Stimulation of the ventral nucleus of hypothalamus by 70 millivolts of electricity would throw the subject into rage. If one played soothing classical music while stimulating this region, the patient would not show anger. Clinical experiments at Columbia Hospital in the 1950s and early 1960s showed that patients with a propensity to religious orientation and enjoyment of classical music were a third faster to respond and heal postoperative retinal detachment than those who were not.
Manfred Clynes (born 1925), a neurophysiologist whose family fled from Austria to Australia, published extensive data documenting the relationship between music, brain, and mind. His classical textbook Music, Mind, and Brain , published in 1982, is the benchmark of excellence in the field. The limbic system, consisting of thalamus, hypothalamus, amygdala, hippocampus, mammary bodies, and fornix, all subcortical structures in the brain, comprise the “anatomy of emotions.” They are responsible for the autonomic or the vegetative functions, such as breathing, appetite, body temperature, and moods (e.g., anger, sorrow, love, hatred, violence, compassion, sadness). Music brings about the excitation of the limbic system with corresponding changes in neurotransmitters, such as catecholamine, indolamine, dopamine, endorphin, and the latest, neuron growth hormone.
A Japanese geneticist and musician, Susumu Ohno (1929–2000), author of the seminal work Evolution by Gene Duplication (1970), was the first to propose the hypotheses of the Barr body and human paleopolyploidy and also contributed articles to the journal Immunogenetics . Ohno observed that music is like deoxyribonucleic acid (DNA) in repetition and development. For example, each organism’s genes are composed of strands of DNA, which are made up of four nucleotides containing the four amino acids—adenine, guanine, cytosine, and thymine. The order of these bases of repeated four is far from random. Indeed, within a gene, certain oligomers, which are short chains of bases arranged in a set sequence, frequently occur in a predictable manner.
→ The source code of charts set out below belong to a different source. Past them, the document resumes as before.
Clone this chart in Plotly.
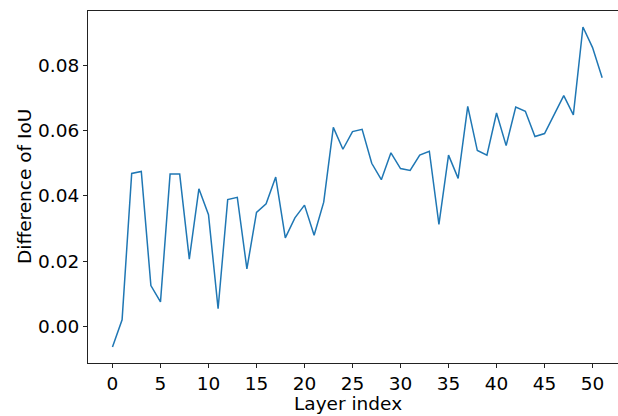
import plotly.graph_objects as go

layers = list(range(52))
iou_diff = [
    -0.0062, 0.0021, 0.0469, 0.0475, 0.0126, 0.0076, 0.0467, 0.0467, 0.0207, 0.0422,
    0.0343, 0.0055, 0.0389, 0.0396, 0.0177, 0.0350, 0.0376, 0.0458, 0.0272, 0.0333,
    0.0372, 0.0280, 0.0381, 0.0610, 0.0543, 0.0597, 0.0604, 0.0500, 0.0450, 0.0532,
    0.0484, 0.0478, 0.0525, 0.0537, 0.0313, 0.0525, 0.0454, 0.0674, 0.0539, 0.0525,
    0.0654, 0.0554, 0.0672, 0.0659, 0.0582, 0.0591, 0.0649, 0.0707, 0.0648, 0.0917,
    0.0854, 0.0762,
]
x_ticks = [0, 5, 10, 15, 20, 25, 30, 35, 40, 45, 50]
y_ticks = [0.00, 0.02, 0.04, 0.06, 0.08]

ymin, ymax = min(iou_diff), max(iou_diff)
pad = 0.05 * (ymax - ymin)

fig = go.Figure()
fig.add_trace(go.Scatter(x=layers, y=iou_diff, mode="lines",
                         line=dict(color="#1f77b4", width=1.5), showlegend=False))

font = dict(family="DejaVu Sans", size=18.5, color="black")
axis_common = dict(showgrid=False, zeroline=False, showline=True, linecolor="#222222",
                   linewidth=1, ticks="outside", ticklen=4, tickcolor="#222222",
                   tickfont=font, ticklabelstandoff=0)
fig.update_layout(
    width=618, height=416,
    margin=dict(l=88, r=0, t=11, b=53),
    paper_bgcolor="white", plot_bgcolor="white",
    font=font,
    xaxis=dict(range=[-2.55, 52.65], tickvals=x_ticks, ticktext=[str(v) for v in x_ticks],
               mirror=True, **axis_common),
    yaxis=dict(range=[ymin - pad, ymax + pad], tickvals=y_ticks,
               ticktext=[f"{v:.2f}" for v in y_ticks], mirror=False, **axis_common),
    annotations=[
        dict(text="Layer index", xref="paper", yref="paper", x=0.5, y=0,
             yshift=-53, xanchor="center", yanchor="bottom", showarrow=False, font=font,
             xshift=-5),
        dict(text="Difference of IoU", xref="paper", yref="paper", x=0, y=0.5,
             xshift=-64, xanchor="center", yanchor="middle", textangle=-90,
             showarrow=False, font=font),
    ],
)
fig.write_html("out.html")
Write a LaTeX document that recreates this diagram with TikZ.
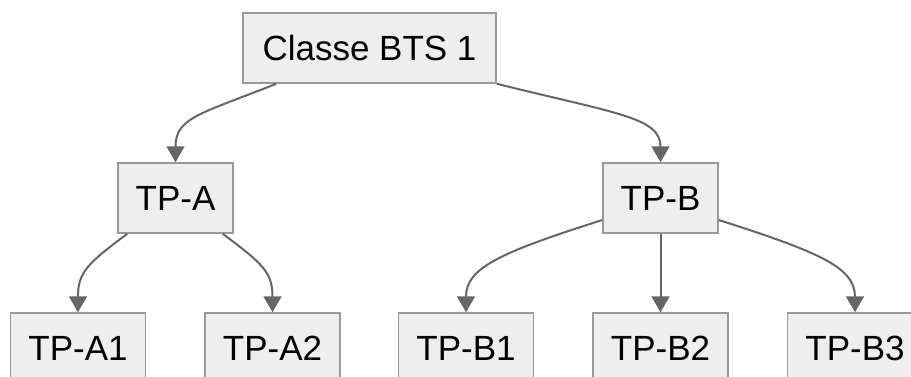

Ohno stated that this is hardly surprising because recurrence is rampant in nature. According to Ohno in his classical paper Genomes and Music , “evolution relies on gene duplication; very much like music, it requires changes in variations on themes. All and all, truly new coding sequences generated by modern organisms recapitulate the first prehistoric coding sequence of eons ago…” When Ohno assigned notes to each of the four bases—cystine for do , adenine for re and mi , guanine for fa and sol , thymine for la and ti , and cytosine again for do , the genes made music. And that music wasn’t just melodies repeating endlessly, because in genes, wrote Ohno, “the monotony created by the endless recurrence of these decamers, hexamers, and their derivatives is broken by refreshing appearances of tandomly recurring base oligomers that are not directly related.” For example, a section of the ribonucleic acid mouse gene for polymerase II sounds like music from genes that encode cell adhesion molecules, which sound like a musical score Debussy would have written. And the sequence of human X-linked phosphoglycerate kinase (the enzyme for breakdown of glucose) played on violin is hauntingly melancholy, as though reflecting the Weltschmerz of the gene that persevered for hundreds of millions year ago.